Repeat everything in the material exactly.

▬▬▬▬▬▬

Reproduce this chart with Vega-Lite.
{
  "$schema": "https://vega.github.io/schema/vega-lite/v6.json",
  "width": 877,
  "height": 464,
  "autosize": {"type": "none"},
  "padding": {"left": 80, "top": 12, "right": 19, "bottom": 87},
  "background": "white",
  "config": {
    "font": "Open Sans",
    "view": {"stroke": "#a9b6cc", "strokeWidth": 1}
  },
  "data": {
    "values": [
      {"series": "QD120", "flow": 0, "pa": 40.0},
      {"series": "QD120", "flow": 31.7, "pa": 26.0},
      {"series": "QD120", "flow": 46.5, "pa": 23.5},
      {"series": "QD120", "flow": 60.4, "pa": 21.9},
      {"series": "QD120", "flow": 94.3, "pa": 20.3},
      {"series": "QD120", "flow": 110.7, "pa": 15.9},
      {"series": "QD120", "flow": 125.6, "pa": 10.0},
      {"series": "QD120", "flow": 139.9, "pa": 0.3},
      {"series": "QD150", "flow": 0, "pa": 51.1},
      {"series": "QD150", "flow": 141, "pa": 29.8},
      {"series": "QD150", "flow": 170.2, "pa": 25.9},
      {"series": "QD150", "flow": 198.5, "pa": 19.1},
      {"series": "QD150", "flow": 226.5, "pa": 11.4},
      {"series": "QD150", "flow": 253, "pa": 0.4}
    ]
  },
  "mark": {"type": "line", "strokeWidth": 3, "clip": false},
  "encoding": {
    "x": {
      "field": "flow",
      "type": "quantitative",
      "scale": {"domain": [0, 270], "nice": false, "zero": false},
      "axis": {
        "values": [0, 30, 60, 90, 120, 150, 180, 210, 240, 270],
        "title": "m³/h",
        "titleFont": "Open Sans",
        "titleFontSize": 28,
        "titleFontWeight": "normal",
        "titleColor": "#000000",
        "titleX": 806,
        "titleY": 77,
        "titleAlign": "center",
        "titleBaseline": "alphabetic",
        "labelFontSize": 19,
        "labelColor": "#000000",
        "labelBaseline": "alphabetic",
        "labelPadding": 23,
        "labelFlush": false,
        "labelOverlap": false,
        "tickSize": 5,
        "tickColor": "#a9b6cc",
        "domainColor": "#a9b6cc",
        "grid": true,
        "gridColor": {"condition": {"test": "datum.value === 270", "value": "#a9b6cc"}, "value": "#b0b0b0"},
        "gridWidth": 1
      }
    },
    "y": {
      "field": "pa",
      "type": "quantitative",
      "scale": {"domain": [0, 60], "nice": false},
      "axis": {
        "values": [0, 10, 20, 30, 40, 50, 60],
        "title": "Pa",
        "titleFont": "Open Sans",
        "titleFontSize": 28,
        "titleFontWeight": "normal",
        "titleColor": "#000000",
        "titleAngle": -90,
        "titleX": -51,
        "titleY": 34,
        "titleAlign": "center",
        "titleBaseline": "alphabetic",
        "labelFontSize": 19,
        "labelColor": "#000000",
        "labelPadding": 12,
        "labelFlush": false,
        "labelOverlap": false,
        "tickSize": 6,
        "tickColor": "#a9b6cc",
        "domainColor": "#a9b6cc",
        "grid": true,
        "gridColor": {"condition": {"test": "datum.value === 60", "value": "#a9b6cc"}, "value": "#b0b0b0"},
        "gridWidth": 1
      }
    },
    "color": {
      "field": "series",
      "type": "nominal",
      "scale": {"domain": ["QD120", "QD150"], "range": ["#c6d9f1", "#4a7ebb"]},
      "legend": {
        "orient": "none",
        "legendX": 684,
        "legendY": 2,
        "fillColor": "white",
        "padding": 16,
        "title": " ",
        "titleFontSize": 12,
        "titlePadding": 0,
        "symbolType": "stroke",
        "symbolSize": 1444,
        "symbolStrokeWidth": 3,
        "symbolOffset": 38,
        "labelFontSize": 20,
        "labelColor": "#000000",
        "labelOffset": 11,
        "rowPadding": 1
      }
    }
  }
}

▬▬▬▬▬▬

Finished task -
Reproduce this chart with Vega-Lite.
{
  "$schema": "https://vega.github.io/schema/vega-lite/v6.json",
  "width": 877,
  "height": 464,
  "autosize": {"type": "none"},
  "padding": {"left": 80, "top": 12, "right": 19, "bottom": 87},
  "background": "white",
  "config": {
    "font": "Open Sans",
    "view": {"stroke": "#a9b6cc", "strokeWidth": 1}
  },
  "data": {
    "values": [
      {"series": "QD120", "flow": 0, "pa": 40.0},
      {"series": "QD120", "flow": 31.7, "pa": 26.0},
      {"series": "QD120", "flow": 46.5, "pa": 23.5},
      {"series": "QD120", "flow": 60.4, "pa": 21.9},
      {"series": "QD120", "flow": 94.3, "pa": 20.3},
      {"series": "QD120", "flow": 110.7, "pa": 15.9},
      {"series": "QD120", "flow": 125.6, "pa": 10.0},
      {"series": "QD120", "flow": 139.9, "pa": 0.3},
      {"series": "QD150", "flow": 0, "pa": 51.1},
      {"series": "QD150", "flow": 141, "pa": 29.8},
      {"series": "QD150", "flow": 170.2, "pa": 25.9},
      {"series": "QD150", "flow": 198.5, "pa": 19.1},
      {"series": "QD150", "flow": 226.5, "pa": 11.4},
      {"series": "QD150", "flow": 253, "pa": 0.4}
    ]
  },
  "mark": {"type": "line", "strokeWidth": 3, "clip": false},
  "encoding": {
    "x": {
      "field": "flow",
      "type": "quantitative",
      "scale": {"domain": [0, 270], "nice": false, "zero": false},
      "axis": {
        "values": [0, 30, 60, 90, 120, 150, 180, 210, 240, 270],
        "title": "m³/h",
        "titleFont": "Open Sans",
        "titleFontSize": 28,
        "titleFontWeight": "normal",
        "titleColor": "#000000",
        "titleX": 806,
        "titleY": 77,
        "titleAlign": "center",
        "titleBaseline": "alphabetic",
        "labelFontSize": 19,
        "labelColor": "#000000",
        "labelBaseline": "alphabetic",
        "labelPadding": 23,
        "labelFlush": false,
        "labelOverlap": false,
        "tickSize": 5,
        "tickColor": "#a9b6cc",
        "domainColor": "#a9b6cc",
        "grid": true,
        "gridColor": {"condition": {"test": "datum.value === 270", "value": "#a9b6cc"}, "value": "#b0b0b0"},
        "gridWidth": 1
      }
    },
    "y": {
      "field": "pa",
      "type": "quantitative",
      "scale": {"domain": [0, 60], "nice": false},
      "axis": {
        "values": [0, 10, 20, 30, 40, 50, 60],
        "title": "Pa",
        "titleFont": "Open Sans",
        "titleFontSize": 28,
        "titleFontWeight": "normal",
        "titleColor": "#000000",
        "titleAngle": -90,
        "titleX": -51,
        "titleY": 34,
        "titleAlign": "center",
        "titleBaseline": "alphabetic",
        "labelFontSize": 19,
        "labelColor": "#000000",
        "labelPadding": 12,
        "labelFlush": false,
        "labelOverlap": false,
        "tickSize": 6,
        "tickColor": "#a9b6cc",
        "domainColor": "#a9b6cc",
        "grid": true,
        "gridColor": {"condition": {"test": "datum.value === 60", "value": "#a9b6cc"}, "value": "#b0b0b0"},
        "gridWidth": 1
      }
    },
    "color": {
      "field": "series",
      "type": "nominal",
      "scale": {"domain": ["QD120", "QD150"], "range": ["#c6d9f1", "#4a7ebb"]},
      "legend": {
        "orient": "none",
        "legendX": 684,
        "legendY": 2,
        "fillColor": "white",
        "padding": 16,
        "title": " ",
        "titleFontSize": 12,
        "titlePadding": 0,
        "symbolType": "stroke",
        "symbolSize": 1444,
        "symbolStrokeWidth": 3,
        "symbolOffset": 38,
        "labelFontSize": 20,
        "labelColor": "#000000",
        "labelOffset": 11,
        "rowPadding": 1
      }
    }
  }
}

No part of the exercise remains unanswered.